My associates and I regularly went to Benny’s at different times and for different reasons, usually for dinner, a drink or a late coffee. With the exception of one month in the summer of 1998, there was no menu, and there were no regular hours of operation. There was also no staff. If we ate dinner at Benny’s on a weekend, more often than not we would end up tending bar to the Adams Morgan revelers who more often than not were expelled at some point of the evening for some inexpiable sin. Generally, those expelled failed to understand and ultimately offended Benny’s vague, but powerful romantic notion of eating a long drawn out meal or drinking among friends while having an engaging conversation. Practically, this could mean looking for a moment of calm after leaving Cities on a busy Friday night and making the mistake of ordering a cappuccino. “Please leave, my friend” was Benny’s admonition. If unheeded, throwing a liquor bottle would be his diktat.

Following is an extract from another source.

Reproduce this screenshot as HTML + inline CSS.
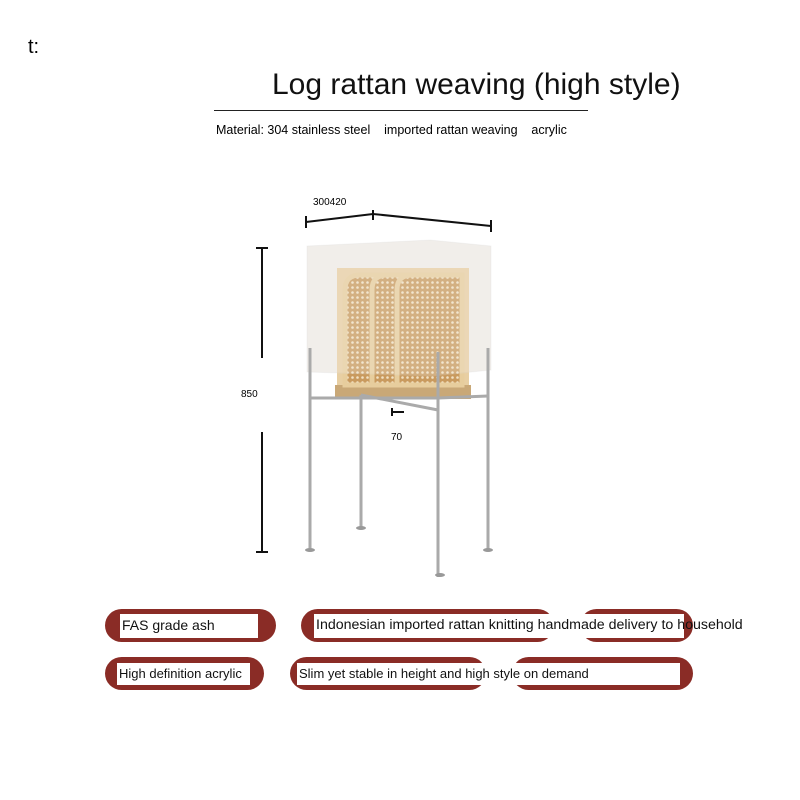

The interior of his small restaurant had a bar and a few tables. His hundreds of books in many languages filled the walls, and he wanted his customers to treat the café as a library. The décor consisted of the oddest of bric-a-brac, and a large “Fuck you!” was drawn in chalk toward the top of the dining room’s brick wall.

What ultimately drew us to Benny’s was his food. (It certainly was not the service, reliability, or even consistency). His mussels, paella, salad that tingles, suckling pig, duck, loubia (or Algerian bean stew), and couscous with lamb and vegetables remain unmatched for their richness and soulfulness. It was the quality of his food and the personality of his restaurant that allowed me to enjoy a most memorable dinner with my grandfather who had a glass of wine, eight times, as well as, strangely, my very conservative former legal history professor and her even more conservative husband. (They were also misfits.)

Ultimately, it was Benny’s disdain for paying taxes and his enjoyment of cocaine that led to his restaurant’s replacement by a Cluck U Chicken.

11 comments:

geri hirsch said...

i love your blog and so do all my friends!

Anonymous said...

i love your blog and so do all my friends!

Anonymous said...

so...this is a long shot, but... aside from hanging at couscous to go-go, would you be the steve from new york that hung with carlos at one step?...apologies for the post...had no email...catestuart@yahoo.com

Anonymous said...

so...i'm an idiot...that would be stuartcate@yahoo.com

Anonymous said...

God I loved that place. Sublime vortex in dc, with dusty books on the floor. And a meal I can still remember @15 years later.

pamit said...

Reading a New Yorker article lasta night on the Arab spring, I saw a mention to the namesake of Cafe Riche (a pub/salon in Prague). Put me in mind of my 40th birthday bash at Cafe Riche, held with a dozen friends. My first pate, I do believe...ruined a white suit with spatters of duck gravy, but oh my god a fabulous time. 1995. Ah, Bene and my misspent youth. What happened to Tom the degenerate barkeep?

pamit said...

Reading a New Yorker article lasta night on the Arab spring, I saw a mention to the namesake of Cafe Riche (a pub/salon in Prague). Put me in mind of my 40th birthday bash at Cafe Riche, held with a dozen friends. My first pate, I do believe...ruined a white suit with spatters of duck gravy, but oh my god a fabulous time. 1995. Ah, Bene and my misspent youth. What happened to Tom the degenerate barkeep?

Steve said...

Pamit -

I showed up late in '96, and Tom the Degenerate barkeep was long gone by then. I do regret this. Half the time, my crew and I would end up tending bar, especially when Benny went off the deep end.

Best,
Steve

Mark Shadows said...

I had a Cafe Riche experience in 1986. My band drank there one night and Benny and some other guy that seemed to be a partner/owner found out we were musicians, brought out an acoustic guitar and the fun began. They closed the bar and we drank heavily and for free into the wee hours singing songs about evil Reagan etc. He invited us back, we brought our girls and ate a huge feast in the back room, treated us like royalty and I don't think he even charged us. A few weeks later I was back at the bar with some bandmates, pretty loaded and laid my head down on the bar. Benny kicked me out angrily and told me not to come back.

Anonymous said...

Wow. Thank you for this write up. I tended bar at Cafe Riche as well. Benny's friendship was genuine and I hold the memory of closing shop at the end of the night and sitting with him out front in the wee hours of the morning with a bottle of red wine to watch the street drain off the riffraff, cabs and fanatics and the Jamaican steel drum player's lonely tune from some far off Island keeping us company. I remember the dinners too and the crazy way he kept receipts... All and all... it was a great and crazy place in the Universe where everything seemed to make sense at that time. Thanks Benny!

Steve said...

I hope Benny is ok. Does anyone know what happened to him?